The following assignment only causes a warning. What does this say about how C treats type equivalence?
int *iptr;
float *fptr;
float fval;
fval = 0.0;
fptr = &fval;
iptr = fptr;
In particular, I'm referring to the assignment in the last line of the above snippet of code; namely,
iptr = fptr;
It says more about the behavior of the compiler you're using than about C, though the compiler's behavior is (unfortunately IMHO) permitted by the C standard.
The types int* and float* are distinct, and the language defines no implicit conversion between them.
Attempting to assign one to the other without a cast (i.e., an explicit type conversion) is a constraint violation, which means that a compiler is required to issue a diagnostic message.

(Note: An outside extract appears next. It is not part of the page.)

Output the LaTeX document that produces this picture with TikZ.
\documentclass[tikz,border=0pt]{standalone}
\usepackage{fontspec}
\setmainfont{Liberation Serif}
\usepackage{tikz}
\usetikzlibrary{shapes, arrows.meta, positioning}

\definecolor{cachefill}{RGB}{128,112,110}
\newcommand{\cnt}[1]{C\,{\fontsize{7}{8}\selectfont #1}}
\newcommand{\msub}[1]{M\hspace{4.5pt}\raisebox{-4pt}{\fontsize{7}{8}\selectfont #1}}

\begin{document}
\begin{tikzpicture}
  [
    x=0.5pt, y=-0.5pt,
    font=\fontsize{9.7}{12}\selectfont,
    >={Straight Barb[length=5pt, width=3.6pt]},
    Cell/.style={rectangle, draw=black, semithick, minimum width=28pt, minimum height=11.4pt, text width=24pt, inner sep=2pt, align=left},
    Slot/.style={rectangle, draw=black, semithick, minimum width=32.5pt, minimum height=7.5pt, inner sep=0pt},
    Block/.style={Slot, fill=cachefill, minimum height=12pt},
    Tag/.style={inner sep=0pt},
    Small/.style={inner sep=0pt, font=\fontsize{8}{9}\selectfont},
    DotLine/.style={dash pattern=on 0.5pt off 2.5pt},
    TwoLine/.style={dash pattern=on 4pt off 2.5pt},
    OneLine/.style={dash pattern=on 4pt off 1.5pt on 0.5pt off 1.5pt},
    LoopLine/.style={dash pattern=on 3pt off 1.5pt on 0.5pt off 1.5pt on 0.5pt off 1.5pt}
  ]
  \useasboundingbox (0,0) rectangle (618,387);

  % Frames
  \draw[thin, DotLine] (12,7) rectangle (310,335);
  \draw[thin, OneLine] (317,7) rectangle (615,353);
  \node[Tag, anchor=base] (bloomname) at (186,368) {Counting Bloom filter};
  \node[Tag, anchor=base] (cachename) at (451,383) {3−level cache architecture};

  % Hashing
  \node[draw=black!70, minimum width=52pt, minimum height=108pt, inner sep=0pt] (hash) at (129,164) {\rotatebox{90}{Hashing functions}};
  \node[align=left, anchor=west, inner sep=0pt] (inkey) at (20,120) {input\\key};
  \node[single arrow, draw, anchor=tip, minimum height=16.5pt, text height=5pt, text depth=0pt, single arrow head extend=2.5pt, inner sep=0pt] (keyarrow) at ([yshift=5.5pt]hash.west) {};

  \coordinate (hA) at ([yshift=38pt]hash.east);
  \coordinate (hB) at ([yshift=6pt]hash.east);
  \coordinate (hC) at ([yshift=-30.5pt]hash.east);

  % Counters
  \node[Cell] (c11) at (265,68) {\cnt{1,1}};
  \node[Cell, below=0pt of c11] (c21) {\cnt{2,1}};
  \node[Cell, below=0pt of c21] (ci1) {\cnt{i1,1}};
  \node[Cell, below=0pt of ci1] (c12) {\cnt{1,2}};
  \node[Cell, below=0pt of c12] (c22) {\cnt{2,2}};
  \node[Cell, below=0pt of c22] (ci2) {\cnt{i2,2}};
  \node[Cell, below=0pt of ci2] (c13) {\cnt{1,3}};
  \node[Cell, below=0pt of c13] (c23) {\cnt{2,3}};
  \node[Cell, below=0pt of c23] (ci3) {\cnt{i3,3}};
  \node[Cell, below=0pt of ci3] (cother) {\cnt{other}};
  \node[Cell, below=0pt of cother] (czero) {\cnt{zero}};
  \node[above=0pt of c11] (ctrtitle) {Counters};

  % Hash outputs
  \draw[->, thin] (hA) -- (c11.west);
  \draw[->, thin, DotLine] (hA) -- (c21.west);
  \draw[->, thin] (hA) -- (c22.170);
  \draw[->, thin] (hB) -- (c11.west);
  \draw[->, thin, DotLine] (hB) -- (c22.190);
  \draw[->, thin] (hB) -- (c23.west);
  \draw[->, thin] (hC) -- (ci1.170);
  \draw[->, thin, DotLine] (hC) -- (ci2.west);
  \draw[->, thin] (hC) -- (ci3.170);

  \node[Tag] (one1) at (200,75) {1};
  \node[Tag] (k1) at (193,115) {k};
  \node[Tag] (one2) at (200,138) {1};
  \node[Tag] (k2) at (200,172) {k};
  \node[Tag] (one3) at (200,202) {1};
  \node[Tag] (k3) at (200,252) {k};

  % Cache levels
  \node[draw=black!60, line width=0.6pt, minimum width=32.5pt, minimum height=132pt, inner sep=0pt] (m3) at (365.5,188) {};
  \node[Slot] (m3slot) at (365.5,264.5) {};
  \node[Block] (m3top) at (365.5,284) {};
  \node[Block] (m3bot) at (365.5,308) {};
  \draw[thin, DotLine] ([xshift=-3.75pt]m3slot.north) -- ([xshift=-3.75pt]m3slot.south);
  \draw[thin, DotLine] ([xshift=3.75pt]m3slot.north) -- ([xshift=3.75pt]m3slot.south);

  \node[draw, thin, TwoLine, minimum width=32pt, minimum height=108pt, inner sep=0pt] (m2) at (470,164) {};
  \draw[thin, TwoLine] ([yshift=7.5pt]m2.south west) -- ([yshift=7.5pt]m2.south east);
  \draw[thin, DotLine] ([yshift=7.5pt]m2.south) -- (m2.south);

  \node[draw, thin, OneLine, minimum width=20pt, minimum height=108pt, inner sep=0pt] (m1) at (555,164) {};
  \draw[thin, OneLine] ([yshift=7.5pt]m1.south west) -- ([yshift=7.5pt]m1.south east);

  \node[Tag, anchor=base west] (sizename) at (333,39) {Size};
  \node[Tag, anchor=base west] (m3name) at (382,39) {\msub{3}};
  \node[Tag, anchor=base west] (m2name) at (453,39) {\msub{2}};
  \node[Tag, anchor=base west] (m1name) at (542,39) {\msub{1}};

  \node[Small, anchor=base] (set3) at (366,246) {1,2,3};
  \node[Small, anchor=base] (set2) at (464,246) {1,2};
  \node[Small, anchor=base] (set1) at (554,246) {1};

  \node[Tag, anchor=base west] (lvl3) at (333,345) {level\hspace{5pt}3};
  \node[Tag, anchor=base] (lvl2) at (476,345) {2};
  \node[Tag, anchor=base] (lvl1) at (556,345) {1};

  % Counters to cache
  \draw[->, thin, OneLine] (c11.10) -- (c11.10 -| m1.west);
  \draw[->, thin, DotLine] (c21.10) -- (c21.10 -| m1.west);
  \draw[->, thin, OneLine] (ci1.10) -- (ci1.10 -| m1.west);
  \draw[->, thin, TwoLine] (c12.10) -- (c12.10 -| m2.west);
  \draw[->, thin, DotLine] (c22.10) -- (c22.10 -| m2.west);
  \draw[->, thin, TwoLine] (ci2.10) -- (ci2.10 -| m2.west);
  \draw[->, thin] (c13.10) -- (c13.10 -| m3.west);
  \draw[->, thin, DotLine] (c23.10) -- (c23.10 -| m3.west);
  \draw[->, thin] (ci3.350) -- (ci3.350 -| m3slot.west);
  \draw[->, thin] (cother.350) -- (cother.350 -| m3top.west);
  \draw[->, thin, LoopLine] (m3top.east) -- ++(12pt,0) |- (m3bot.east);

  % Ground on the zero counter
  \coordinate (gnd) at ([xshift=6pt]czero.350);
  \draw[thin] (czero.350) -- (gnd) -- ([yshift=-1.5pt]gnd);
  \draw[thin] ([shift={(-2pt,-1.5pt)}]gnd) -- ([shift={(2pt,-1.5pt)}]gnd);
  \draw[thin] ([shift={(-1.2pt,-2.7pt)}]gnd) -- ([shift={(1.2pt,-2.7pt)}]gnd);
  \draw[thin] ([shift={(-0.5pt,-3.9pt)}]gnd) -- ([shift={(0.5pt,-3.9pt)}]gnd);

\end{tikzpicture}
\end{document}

The C standard does not require such a diagnostic to be fatal. By issuing a warning, your compiler has done its job as far as the C standard is concerned. It could, with equal validity, have rejected your program (and in my opinion that would have been more user-friendly). But either behavior is conforming.
You can probably invoke your compiler in a way to make it treat this as a fatal error. For example, if you're using gcc the -pedantic-errors option (along with an option to specify which version of the C standard to use) should do the trick.
If you really want to perform that assignment (with all the risks that entails), you can use a cast:
iptr = (int*)fptr;
In addition to (probably) turning off the compiler warning, a pointer cast should act as a reminder that you're doing something tricky, and it may blow up in your face if you don'w know exactly what you're doing.